### TASK REQUIREMENTS
Collect all lines below with the string "React".

####################

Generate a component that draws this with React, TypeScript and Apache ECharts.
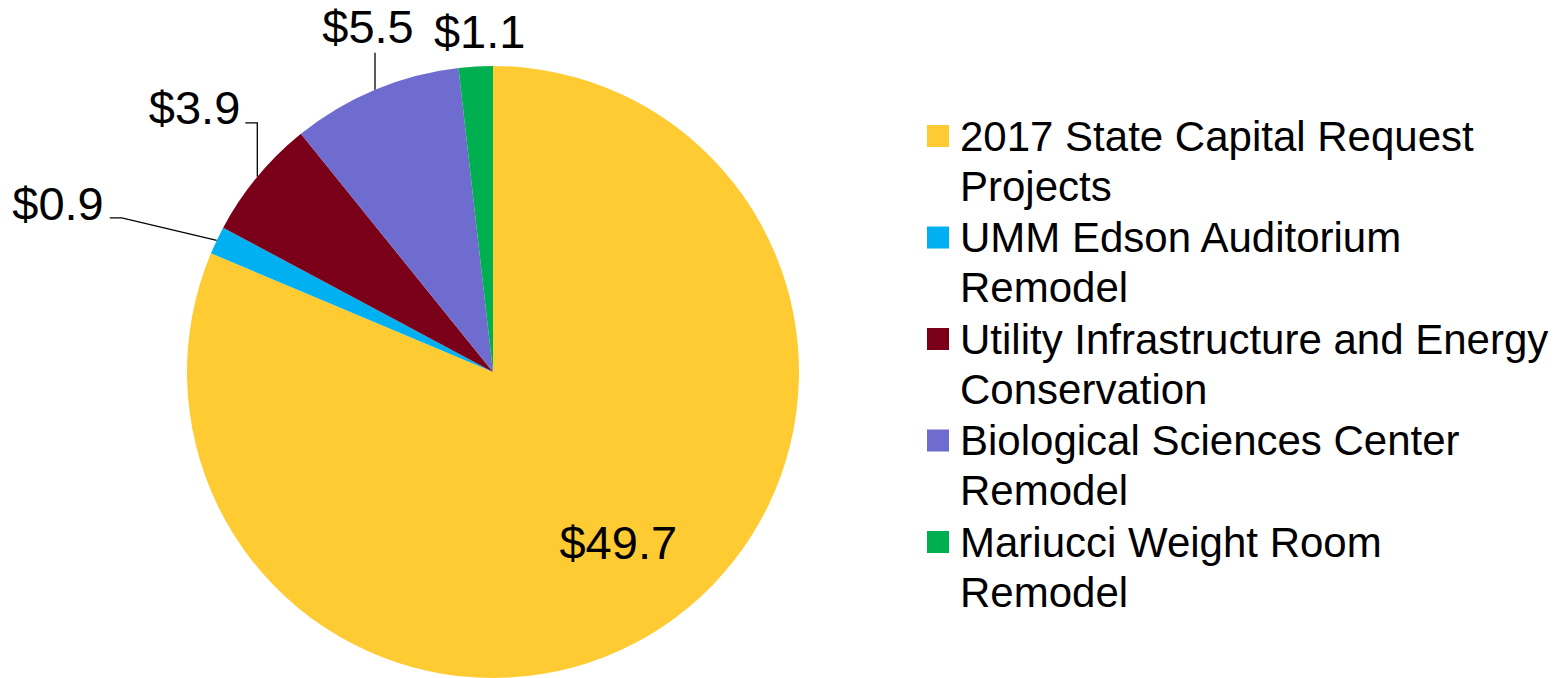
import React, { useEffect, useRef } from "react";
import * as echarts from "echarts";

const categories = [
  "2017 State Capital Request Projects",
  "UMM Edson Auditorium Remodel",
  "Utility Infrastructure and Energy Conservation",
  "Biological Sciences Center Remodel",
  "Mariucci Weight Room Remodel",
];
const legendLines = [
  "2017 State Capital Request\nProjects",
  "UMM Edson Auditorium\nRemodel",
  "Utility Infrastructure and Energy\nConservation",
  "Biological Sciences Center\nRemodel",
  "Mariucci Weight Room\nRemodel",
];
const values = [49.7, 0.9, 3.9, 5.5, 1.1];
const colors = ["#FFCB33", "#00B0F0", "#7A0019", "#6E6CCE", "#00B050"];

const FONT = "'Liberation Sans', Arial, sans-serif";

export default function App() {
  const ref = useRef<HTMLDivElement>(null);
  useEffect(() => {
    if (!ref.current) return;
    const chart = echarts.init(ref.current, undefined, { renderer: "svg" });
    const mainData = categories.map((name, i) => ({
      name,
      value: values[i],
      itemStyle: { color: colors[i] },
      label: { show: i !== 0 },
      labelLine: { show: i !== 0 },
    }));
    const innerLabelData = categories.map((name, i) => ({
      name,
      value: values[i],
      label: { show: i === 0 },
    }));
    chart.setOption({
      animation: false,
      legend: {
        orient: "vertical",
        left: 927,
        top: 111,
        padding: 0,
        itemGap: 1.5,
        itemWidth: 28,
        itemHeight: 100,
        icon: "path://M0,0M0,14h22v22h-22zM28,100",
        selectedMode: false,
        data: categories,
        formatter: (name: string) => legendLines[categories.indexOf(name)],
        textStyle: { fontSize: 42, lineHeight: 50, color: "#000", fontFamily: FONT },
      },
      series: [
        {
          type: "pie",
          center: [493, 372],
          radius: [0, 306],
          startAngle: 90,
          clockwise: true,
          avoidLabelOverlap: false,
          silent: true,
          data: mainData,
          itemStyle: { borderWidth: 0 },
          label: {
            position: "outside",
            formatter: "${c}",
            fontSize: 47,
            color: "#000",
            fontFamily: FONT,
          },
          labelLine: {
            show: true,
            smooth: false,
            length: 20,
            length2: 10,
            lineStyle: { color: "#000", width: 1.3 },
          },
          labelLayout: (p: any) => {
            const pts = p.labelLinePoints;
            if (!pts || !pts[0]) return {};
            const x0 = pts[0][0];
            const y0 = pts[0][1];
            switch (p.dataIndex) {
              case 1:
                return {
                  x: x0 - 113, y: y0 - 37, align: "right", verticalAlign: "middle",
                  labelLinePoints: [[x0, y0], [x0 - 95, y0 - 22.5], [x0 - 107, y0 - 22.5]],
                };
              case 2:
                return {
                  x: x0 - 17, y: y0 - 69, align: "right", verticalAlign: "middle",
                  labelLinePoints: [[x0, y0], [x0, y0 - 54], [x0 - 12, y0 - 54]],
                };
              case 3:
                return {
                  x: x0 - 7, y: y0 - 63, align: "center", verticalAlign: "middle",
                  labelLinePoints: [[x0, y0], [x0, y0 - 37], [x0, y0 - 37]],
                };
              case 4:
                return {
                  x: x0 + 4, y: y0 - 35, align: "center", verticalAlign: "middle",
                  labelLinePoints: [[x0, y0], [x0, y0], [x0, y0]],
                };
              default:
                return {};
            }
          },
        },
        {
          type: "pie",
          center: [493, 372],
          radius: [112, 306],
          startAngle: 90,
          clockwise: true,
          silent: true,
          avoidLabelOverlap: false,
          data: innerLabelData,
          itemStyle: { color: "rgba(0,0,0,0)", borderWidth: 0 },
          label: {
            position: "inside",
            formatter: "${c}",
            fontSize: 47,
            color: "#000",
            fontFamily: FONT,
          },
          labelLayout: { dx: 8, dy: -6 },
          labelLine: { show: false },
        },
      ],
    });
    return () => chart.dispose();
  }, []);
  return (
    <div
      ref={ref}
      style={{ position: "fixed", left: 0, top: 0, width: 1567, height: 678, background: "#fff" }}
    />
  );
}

####################

### FINISHED TASK
Generate a component that draws this with React, TypeScript and Apache ECharts.
import React, { useEffect, useRef } from "react";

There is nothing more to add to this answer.